Eichmann in Jerusalem: A Report on the Banality of Evil is a nonfiction book by political theorist Hannah Arendt, originally published in 1963.

In 1961, Arendt went to Jerusalem to cover the trial of Adolf Eichmann for The New Yorker, an assignment she gave herself because “she felt she simply had to attend the trial; she owed it to herself as a social critic, displaced person, witness, and survivor” (xi). Eichmann, a Nazi facilitator of the Holocaust, had been hiding under a false identity in Buenos Aires when the Israelis captured him and brought him to trial in Jerusalem.
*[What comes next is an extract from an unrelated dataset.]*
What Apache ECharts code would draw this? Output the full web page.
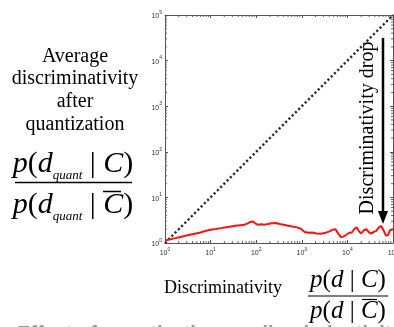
<!DOCTYPE html>
<html><head><meta charset="utf-8">
<script src="https://cdn.jsdelivr.net/npm/echarts@6/dist/echarts.min.js"></script>
<style>html,body{margin:0;padding:0;background:#fff}#c{width:394px;height:327px}</style>
</head><body><div id="c"></div>
<script>
// Discriminativity p(d|C)/p(d|Cbar) (x) and average discriminativity after quantization (y)
var discX = [1,1.3,1.7,2.2,2.8,3.5,4.5,6,8,10,13,17,22,28,35,45,55,65,75,85,95,110,130,150,180,220,270,330,400,500,620,780,950,1150,1400,1700,2100,2600,3200,3900,4700,5500,6300,7200,8200,9300,11000,12500,14000,16000,18000,20000,23000,26000,30000,34000,38000,43000,49000,55000,62000,70000,78000,86000,93000,100000];
var quantY = [1.13,1.2,1.28,1.36,1.44,1.52,1.6,1.7,1.85,1.95,2.03,2.12,2.22,2.3,2.38,2.45,2.5,2.7,2.9,2.95,2.7,2.5,2.58,2.52,2.6,2.72,2.75,2.6,2.5,2.4,2.3,2.2,2.05,1.75,1.68,1.7,1.62,1.6,1.65,1.78,1.95,2.0,1.6,1.35,1.38,1.5,1.68,1.7,2.0,2.2,1.8,1.62,1.9,2.0,1.7,1.62,1.75,1.85,2.2,2.35,1.9,1.45,1.5,1.9,2.1,2.0];
// identity (no quantization) reference line
var diagX = [1, 100000];
var diagY = [1, 100000];
// axis range (decades) and minor tick multipliers
var axisMin = 1, axisMax = 100000;
var decades = [1, 10, 100, 1000, 10000];
var minorMult = [2,3,4,5,6,7,8,9];

var minorVals = [];
decades.forEach(function(d){ minorMult.forEach(function(m){ minorVals.push([d*m, d*m]); }); });

function pairs(xs, ys){ return xs.map(function(x,i){ return [x, ys[i]]; }); }

var labelRich = {
  b: {fontSize: 7, fontFamily: 'Liberation Sans', color: '#333', lineHeight: 10, verticalAlign: 'bottom'},
  e: {fontSize: 5, fontFamily: 'Liberation Sans', color: '#333', lineHeight: 10, verticalAlign: 'top'}
};
function expLabel(v){ return '{b|10}{e|' + Math.round(Math.log10(v)) + '}'; }

function axis(pos, showLabel, isX){
  return {
    type: 'log', logBase: 10, min: axisMin, max: axisMax, position: pos,
    axisLine: {show: true, onZero: false, lineStyle: {color: '#555', width: 1}},
    axisTick: {show: true, inside: true, length: 3, lineStyle: {color: '#555'}},
    minorTick: {show: false},
    splitLine: {show: false},
    axisLabel: {show: showLabel, formatter: expLabel, rich: labelRich, margin: isX ? 4 : 3, hideOverlap: false}
  };
}

var serif = 'Liberation Serif';
var fracRichL = {
  i: {fontSize: 30, fontStyle: 'italic', fontFamily: serif, lineHeight: 36, color: '#000'},
  n: {fontSize: 30, fontFamily: serif, lineHeight: 36, color: '#000'},
  s: {fontSize: 13, fontStyle: 'italic', fontFamily: serif, lineHeight: 16, verticalAlign: 'bottom', color: '#000'}
};
var fracRichR = {
  i: {fontSize: 25, fontStyle: 'italic', fontFamily: serif, lineHeight: 30, color: '#000'},
  n: {fontSize: 25, fontFamily: serif, lineHeight: 30, color: '#000'}
};

var chart = echarts.init(document.getElementById('c'));
chart.setOption({
  animation: false,
  backgroundColor: '#fff',
  grid: {left: 165, right: 1, top: 15, bottom: 84, containLabel: false, outerBoundsMode: 'none'},
  xAxis: [axis('bottom', true, true), axis('top', false, true)],
  yAxis: [axis('left', true, false), axis('right', false, false)],
  series: [
    {type: 'line', data: pairs(diagX, diagY), showSymbol: false, silent: true,
     lineStyle: {color: '#2a2a2a', width: 2.4, type: [2.2, 2.4]}},
    {type: 'line', data: pairs(discX, quantY), showSymbol: false, silent: true,
     lineStyle: {color: '#ff1111', width: 2}},
    {type: 'custom', data: minorVals, silent: true, clip: false,
     renderItem: function(params, api){
       var v = api.value(0);
       var b = api.coord([v, axisMin]), t = api.coord([v, axisMax]);
       var l = api.coord([axisMin, v]), r = api.coord([axisMax, v]);
       var st = {stroke: '#666', lineWidth: 1};
       return {type: 'group', children: [
         {type: 'line', shape: {x1: b[0], y1: b[1], x2: b[0], y2: b[1]-2}, style: st},
         {type: 'line', shape: {x1: t[0], y1: t[1], x2: t[0], y2: t[1]+2}, style: st},
         {type: 'line', shape: {x1: l[0], y1: l[1], x2: l[0]+2, y2: l[1]}, style: st},
         {type: 'line', shape: {x1: r[0], y1: r[1], x2: r[0]-2, y2: r[1]}, style: st}
       ]};
     }}
  ],
  graphic: [
    {type: 'text', x: 75, y: 45, style: {text: 'Average\ndiscriminativity\nafter\nquantization', fontSize: 20, fontFamily: serif, lineHeight: 22.7, align: 'center', verticalAlign: 'top', fill: '#000'}},
    {type: 'text', x: 73, y: 164, style: {text: '{i|p}{n|(}{i|d}{s|quant}{n| | }{i|C}{n|)}', rich: fracRichL, align: 'center', verticalAlign: 'middle'}},
    {type: 'line', shape: {x1: 15, y1: 182.5, x2: 132, y2: 182.5}, style: {stroke: '#000', lineWidth: 1.5}},
    {type: 'text', x: 73, y: 205, style: {text: '{i|p}{n|(}{i|d}{s|quant}{n| | }{i|C}{n|)}', rich: fracRichL, align: 'center', verticalAlign: 'middle'}},
    {type: 'line', shape: {x1: 103, y1: 191.5, x2: 121, y2: 191.5}, style: {stroke: '#000', lineWidth: 1.5}},
    {type: 'text', x: 223, y: 288, style: {text: 'Discriminativity', fontSize: 18, fontFamily: serif, align: 'center', verticalAlign: 'middle', fill: '#000'}},
    {type: 'text', x: 348, y: 280, style: {text: '{i|p}{n|(}{i|d}{n| | }{i|C}{n|)}', rich: fracRichR, align: 'center', verticalAlign: 'middle'}},
    {type: 'line', shape: {x1: 308, y1: 296, x2: 388, y2: 296}, style: {stroke: '#000', lineWidth: 1.2}},
    {type: 'text', x: 348, y: 311, style: {text: '{i|p}{n|(}{i|d}{n| | }{i|C}{n|)}', rich: fracRichR, align: 'center', verticalAlign: 'middle'}},
    {type: 'line', shape: {x1: 362, y1: 299.5, x2: 377, y2: 299.5}, style: {stroke: '#000', lineWidth: 1.2}},
    {type: 'text', x: 368, y: 128, rotation: Math.PI/2, style: {text: 'Discriminativity drop', fontSize: 20, fontFamily: serif, align: 'center', verticalAlign: 'middle', fill: '#000'}},
    {type: 'line', shape: {x1: 383, y1: 38, x2: 383, y2: 214}, style: {stroke: '#000', lineWidth: 2.5}},
    {type: 'polygon', shape: {points: [[378, 211], [388, 211], [383, 224]]}, style: {fill: '#000'}},
    {type: 'text', x: 17, y: 324, style: {text: 'Effect of quantization on discriminativity', fontSize: 20, fontWeight: 'bold', fontFamily: 'Liberation Sans', verticalAlign: 'top', fill: '#999'}}
  ]
});
</script></body></html>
Arendt's authoritative report on Eichmann’s trial includes additional factual material that comes to light after the trial, as well as Arendt's postscript directly addressing the controversy that arose over her articles and book. The central objections to her reportage are namely that first, she paints Eichmann as a “terrifyingly normal” man who simply wanted to do well in his position rather than the evil, calculating monster the public needed him to be; and, second, that Arendt challenges the role of the Jewish leaders in helping to keep the evacuations to death camps orderly.

Israel’s Prime Minister Ben-Gurion wants to make an example of Eichmann, teaching all who witness the trial that not solely Germany is responsible for the atrocities that befell the Jewish people during the war.